Segundo o projeto de lei, caberia ao procurador-geral da Fazenda Nacional regulamentar a forma de transação. Essa regulamentação deveria conter condições “não menos favorecidas” do que aquelas oferecidas aos demais contribuintes, além de considerar o prognóstico do risco judicial de cada processo.

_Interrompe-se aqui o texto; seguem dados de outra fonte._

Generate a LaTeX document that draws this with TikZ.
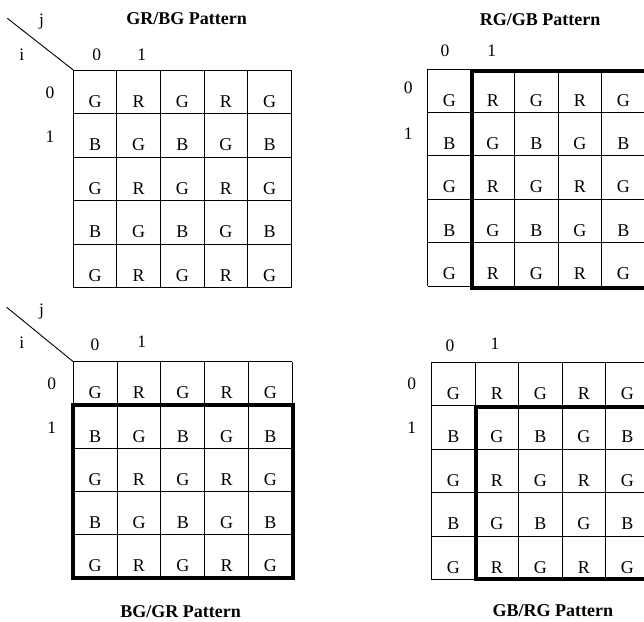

Para o Executivo, a proposição contraria o interesse público e viola o princípio da isonomia. “A determinação de que a transação ‘conterá condições não menos favorecidas’ poderia não ser adequada na totalidade dos casos uma vez que dispõe de forma genérica e subjetiva, sem estabelecer balizes ou condições”.
Fiança bancária
O presidente Lula também vetou um grupo de dispositivos relacionados a seguro-garantia e fiança bancária. De acordo com o PL 2.384/2023, os instrumentos só poderiam ser usados para garantir a parte principal de dívidas, e não incluiria os chamados acessórios. Segundo o Ministério da Fazenda, “a impossibilidade de execução imediata dessas espécies de garantia fragilizaria o processo de cobrança”.
Cooperativas
Lula também vetou um artigo que permitiria às cooperativas ter pessoas jurídicas como associadas, mesmo que a atividade econômica de ambas não fosse relacionada. Pela regra atual, pessoas jurídicas podem participar de cooperativas como uma excepcionalidade. Para isso, elas precisam se dedicar ao mesmo objeto dos cooperados e atuar como entidades sem fins lucrativos. “A alteração estenderia, por via oblíqua, o tratamento tributário diferenciado aplicável às cooperativas para as pessoas jurídicas em geral, inclusive àquelas com finalidade de lucro”, argumenta o Poder Executivo.